Well, at the beginning of the year, I dreaded the cute7 year olds. I approached the little ones like a mailman approaching a house with a vicious dog, laden with fear. I was disgusted (and confused) by their pleasure in farting...loudly. I didn't understand why they crawled on the floor or why they didn't love my crazy reading voices.
After some games, relationship building, and fair appropriate amounts of bribery, my second graders and I managed to make it through our hour long periods without tears or huge frustrations.
Recently, though, I've felt a special affinity for the little ones. When we're reading together, I want to hug them. When they listen, I feel like dancing. Today, I realized my absolute love for them, though.
They filed quietly into my room and I noticed one of them was obviously sick. Her eyes were droopy and red and her winter coat drown her and her shivers. I nestled her into a spot on the couch and situated the other kids for story time.

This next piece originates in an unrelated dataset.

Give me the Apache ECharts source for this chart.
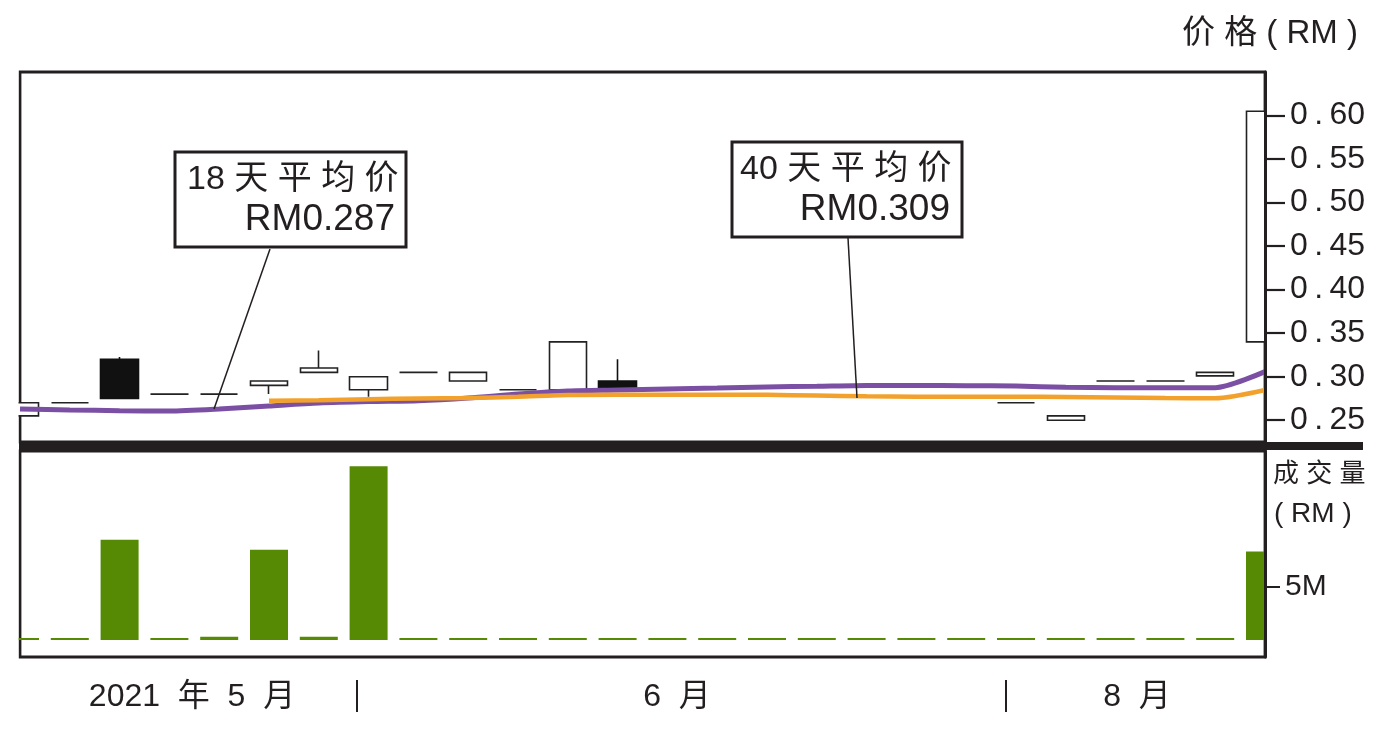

After read aloud, the kids dispersed on the carpet with their own books. I joined the sick little one on the couch. I couldn't help it. She looked so...needy, so....innocent. I almost felt motherly. She chose a story and another little guy joined us, perching his head on my shoulder, and the three of us read The Grinch Who Stole Christmas.
While we read, I thought, this is love. Fear of sickness was negated. The only thing that mattered was the comfort of those little kids.
I wanted to ensure that they felt cared for, loved.